Tuesday, May 4, 2010

Transition

I have been in my own self-imposed blogless world. I haven't read any blogs. I haven't written for any blogs. I feel flat. Not the kind of flat Matt Stephens said I was when I secretly listened in on a three-way call as his friend asked him if he liked me in the 8th grade. (I've bloomed Matt! I've finally bloomed!)

But the kind of flat where there's not a whole lot of emotion pulsating through your body and you're just sort of floating through your days not really caring about them one way or another.

This isn't actually the worst thing in the world either. It sort of clears my head from all the intense worrying and sadness to take a moment to think about how I can move to the other side: joy and living. Or 'L-I-V-I-N' as a certain Dazed and Confused character so profoundly spelled it.

My friend, R, came to visit in January and one thing she said to me has replayed in my head at least a hundred times sine she left...she told me that she was worried about me most because I didn't seem to get any pleasure out of life. It stung at first to hear those words; but it stung because she was dead on with her observation.

For those of you who know me best, I have always lived life and had as much fun as I could. I think fun Debbie is still within me some place. She likes to make appearances on increasingly rare occasions. (Get me to a karaoke bar and watch me go!) So how do we as mothers--forget the special needs component--get some of that pleasure back into our lives? Please share your thoughts in the comments section. I need the inspiration.

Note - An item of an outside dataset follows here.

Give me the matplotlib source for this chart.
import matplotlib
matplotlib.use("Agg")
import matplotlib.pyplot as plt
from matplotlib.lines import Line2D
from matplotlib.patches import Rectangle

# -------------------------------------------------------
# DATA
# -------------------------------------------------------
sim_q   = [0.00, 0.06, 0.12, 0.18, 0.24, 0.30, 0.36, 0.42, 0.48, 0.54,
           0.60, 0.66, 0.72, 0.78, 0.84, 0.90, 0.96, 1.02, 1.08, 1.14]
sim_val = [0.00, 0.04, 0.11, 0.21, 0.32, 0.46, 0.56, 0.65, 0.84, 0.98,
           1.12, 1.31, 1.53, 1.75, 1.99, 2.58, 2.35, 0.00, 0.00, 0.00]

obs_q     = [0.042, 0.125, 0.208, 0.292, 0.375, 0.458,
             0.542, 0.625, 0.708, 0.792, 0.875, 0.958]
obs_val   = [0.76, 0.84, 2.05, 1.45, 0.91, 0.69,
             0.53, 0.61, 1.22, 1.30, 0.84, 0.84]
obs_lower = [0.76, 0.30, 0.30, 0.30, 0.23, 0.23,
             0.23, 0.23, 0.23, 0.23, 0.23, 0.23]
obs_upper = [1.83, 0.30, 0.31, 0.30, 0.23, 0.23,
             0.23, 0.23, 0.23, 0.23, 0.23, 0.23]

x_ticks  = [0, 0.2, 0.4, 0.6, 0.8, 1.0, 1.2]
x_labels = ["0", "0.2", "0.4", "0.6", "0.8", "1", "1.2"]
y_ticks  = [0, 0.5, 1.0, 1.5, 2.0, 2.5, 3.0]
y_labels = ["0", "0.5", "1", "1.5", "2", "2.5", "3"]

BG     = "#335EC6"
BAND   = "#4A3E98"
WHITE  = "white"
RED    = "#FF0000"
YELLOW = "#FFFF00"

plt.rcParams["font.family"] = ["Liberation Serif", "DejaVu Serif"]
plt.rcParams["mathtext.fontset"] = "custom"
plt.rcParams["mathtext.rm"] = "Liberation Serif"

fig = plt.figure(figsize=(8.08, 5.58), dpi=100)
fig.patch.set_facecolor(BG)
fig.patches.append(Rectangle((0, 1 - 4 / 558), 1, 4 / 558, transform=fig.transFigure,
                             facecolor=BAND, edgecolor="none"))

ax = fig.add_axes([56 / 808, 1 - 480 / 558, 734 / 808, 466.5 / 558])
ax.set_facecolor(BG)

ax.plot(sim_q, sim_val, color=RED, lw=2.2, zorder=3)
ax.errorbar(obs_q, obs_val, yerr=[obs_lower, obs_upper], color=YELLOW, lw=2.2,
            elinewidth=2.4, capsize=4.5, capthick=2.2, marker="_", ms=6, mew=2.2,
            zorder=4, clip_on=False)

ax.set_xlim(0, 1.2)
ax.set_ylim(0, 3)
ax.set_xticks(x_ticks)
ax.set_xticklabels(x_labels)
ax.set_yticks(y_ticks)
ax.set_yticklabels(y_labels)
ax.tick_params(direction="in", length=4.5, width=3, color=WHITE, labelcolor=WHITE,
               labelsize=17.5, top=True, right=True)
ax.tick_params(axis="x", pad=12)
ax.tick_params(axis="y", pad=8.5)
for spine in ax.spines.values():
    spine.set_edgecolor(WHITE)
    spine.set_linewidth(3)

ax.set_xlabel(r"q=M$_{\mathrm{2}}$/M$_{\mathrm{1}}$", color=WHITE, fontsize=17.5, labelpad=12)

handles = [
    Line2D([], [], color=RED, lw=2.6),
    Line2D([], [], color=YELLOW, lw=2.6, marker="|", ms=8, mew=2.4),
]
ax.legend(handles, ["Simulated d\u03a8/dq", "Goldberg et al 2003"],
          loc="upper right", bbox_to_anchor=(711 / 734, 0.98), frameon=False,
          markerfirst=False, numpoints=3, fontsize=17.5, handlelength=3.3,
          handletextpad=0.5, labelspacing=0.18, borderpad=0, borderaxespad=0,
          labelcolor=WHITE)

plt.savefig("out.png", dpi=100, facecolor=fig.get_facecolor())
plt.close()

I have more to say, but I think this is an appropriate place to stop.

7 comments:

Ro said...

Go nuts with a paint pot in the bathroom and explode the walls with colour and design.
Have your own music party with Meatloaf cranked up to the max and make yourself bop around the housework - enjoyment begats enjoyment, fake laughter begats real laughter.
Set a mini goal for each day - scrub bath and wear high heels while doing it on Tuesday, Wednesday it's off to the races in formal wear hat while hanging out washing.
Spoil yourself with a manicure at home, plant some herbs in hanging baskets in the kitchen, play with the make up and experiment with the 1980s romantic pop band look -it's your war paint and your time to have fun.

sarah said...

I think you have to pursue singing....

Cassy said...

wine and spa treatments! Time with friends! Then of course I feel guilty when I'm not tending to C & C 24/7. Is that just the nature of being a mom? Not sure?

One Mom said...

Close your eyes and let everything else fall away, just for a minute. Imagine you have a genie's lamp that can grant you three wishes...but that they all have to be for you and you alone. What would they be? Any chance to get close to them without a magic genie?

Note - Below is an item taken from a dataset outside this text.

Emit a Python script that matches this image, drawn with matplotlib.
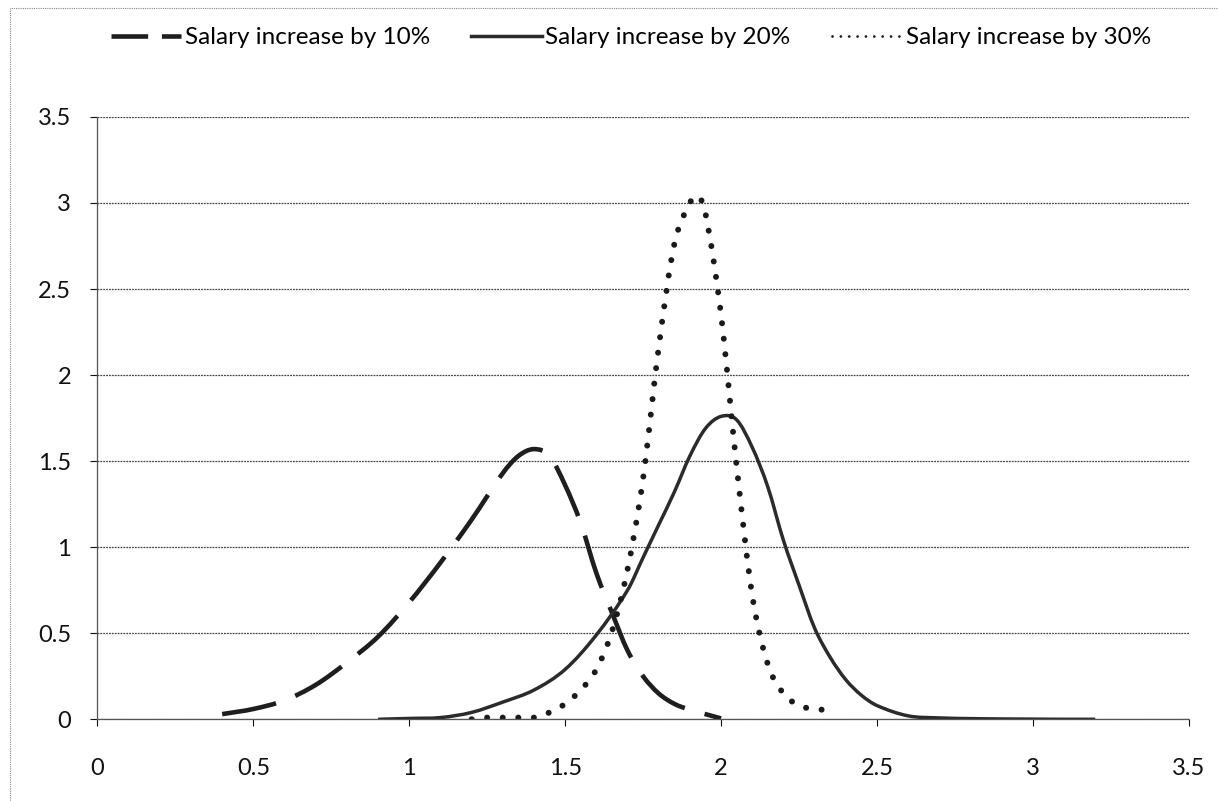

And, if all else fails, karaoke and Amaretto stone sours work for me. :)

Susan Senator said...

It's not easy, Deb, and so many of the moms I've interviewed for the Survival Guide had exactly the same feelings. I often do, too. I'm glad that at least you know that your happier side is in there, and that you're giving yourself the time to feel what you feel right now.

I also think that it's good simply to realize you have the right to some pleasure! You know how to find it. It if's karaoke, then go out asap to a karaoke bar with friends. Why the heck not? Find some small pleasure immediately, an easy one!

Joanne said...

Deb - I think I have told you that I am using this year to re-center too, after a long, arduous year last year. I am indulging myself in my women friends - going away for short weekends, sending them cards to tell them how much they have meant to me, rekindling old friendships, and it has done wonders for me. I have another reconnect in San Diego in June, and I can't wait. It is dipping my toe in the pool of good women friendship, and it has been nothing short of pure serendipity. My advice - find out what might give you that kind of serendipity, and pursue it. Wholeheartedly. And reach out to us - those who love you - for support.

Daniel said...

Oh, girl, do I get this post.

The whole having-my-husband-leave-me-thing really kicked my ass and left me floating through days. As if having a servely autistic son wasn't enough!

It is till so very tough. But I laughed a lot more in April than I did in March, and much more in March than I did in February.

I am doing things for myself that I NEVER did during the past several years of my marriage.

Girl, get on down here to DFW and let's go eat fajitas and our back some margaritas!